# Spank Tweet



## JGill (May 2, 2008)

Finally got it built up this afternoon



















Spank Tweet Tweet
Minute Absolute 100mm hex w/steel steerer
Hope Pro 2 front (Red)
Profile SS rear - 12t (Red)
Pimplites
Kink headset (polished)
Stolen bar ends (red)
Spank stem
Blk Mrkt Revolver lite 26t
Ceneca pivotal (swapping asap!)
Shadow Conspiracy Ryan Sher seat
Maxxis Holy Roller 2.4
Specialized Rythm Control 2.3
Eastern Stealth cranks 175mm (chrome)
DK pedals (oldies but goodies)

Coming soon...
Brakes (chrome Hayes Nine f/r)
KHE halflink
Spank Lounge Bar
Macneil or Redline pivotal post (Ceneca widens at the top not allowing the seat to be slammed)
Colony seat (The Shadow is from my 20")

Props to The Agency for the help.


----------



## joelalamo45 (Aug 3, 2006)

I need one of those... that is SICK!


----------



## ServeEm (Jun 15, 2005)

wild looking. I like the chrome w/ red but not so much on the white w/ that much chrome. But the build itself is choice


----------



## Uncle Cliffy (Jul 7, 2006)

I absolutly love it. How's the ride?

BTW, there are some Macneil posts that taper out at the top too. What size post does the frame take?


----------



## Choncey (Sep 18, 2008)

how do you like that rear tire? And I love your front hub. I have the same exact one great ride build man looks amazing!


----------



## kamikazee ideki (Jul 2, 2007)

Super Sweet Bike! interesting rear tire choice? tell us how it goes!


----------



## A Grove (Nov 12, 2006)

Freekin' DIALED. Spank is pullin' off some sweet stuff. Really dig the chrome/vibrant colors they offer. Frames seem dialed, too.

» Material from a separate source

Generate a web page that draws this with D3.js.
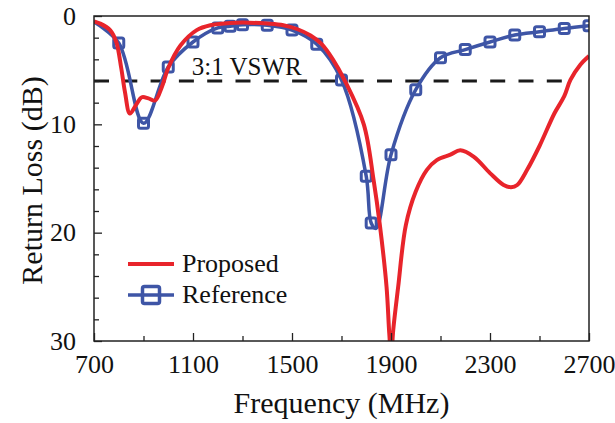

Sick ride, wouldnt change a thing other than a brake (personally) and tightenin' up that chain.

EDIT: Spec. rythms are actually fairly light for an "all street" tire... Only problem I had is weighing ~190lbs, and not being smooth at all, pinch flatted a lot with them. And the sidewalls wore pretty fast.


----------



## The Agency (Jun 28, 2005)

JGill said:


> Finally got it built up this afternoon...
> 
> Props to The Agency for the help.


No worries, it tuned out SICK!!!! :thumbsup:


----------



## JGill (May 2, 2008)

Thanks dudes, I'm pretty psyched on it myself. Night and day difference compared to my P1...

Cliffy - it takes a 26.8 post. about 2.5 inches down from the top of the post it bulges out about 2mm... Didn't know that before ordering it.

Choncey - The rear tire was off the front of my P1. It's there because I had nothing but good experience with it on the old ride.

A Grove - I'm not 100% on what brake I want to go with yet(hydro or bb7...) riding brakeless is definitely retarded ( no offense to anyone). I hadn't adjusted the chain or the headset properly yet before I took the picture. I was super stoked on it so I jumped the gun and took the pictures anyway. KHE half-link should be at my lbs Wed. next week. I've had zero issues with that Rhythm Control but the original rear tire (compound control I believe) wore out super fast so I just threw the front tire out back on my new build. Actually makes a nice rear tire too, rolls super nice and offers just enough traction in the dirt. I'm usually around 170-175lbs geared up and have never had a single pinch flat with it so I didn't try to fix what wasn't broken.


----------



## Spank USA (Oct 2, 2008)

That's sick! Nice job on the build. You better be raedy to answer alot of questions. I always get a bunch when I'm at the trails.


----------



## JGill (May 2, 2008)

So far it's the whole "Spank...never heard of it but it's super light and looks bada$$" or the profile's noise draws alot of attention and questions. There isn't anything that resembles a dj/dirt scene here in Norman Oklahoma, it's all road and xc around here with a few mid high and high school bmxers....well and the whole fixie craze hit hard about 6 months ago.... It's pretty flat and the street riding is pretty tame too. Anything super fun is usually a drive and all the good spots are spread out over different cities. No worries though, moving to Seattle in August so then it will be on!


----------



## The Agency (Jun 28, 2005)

JGill said:


> So far it's the whole "Spank...never heard of it but it's super light and looks bada$$"...


That's the same with Cody.


----------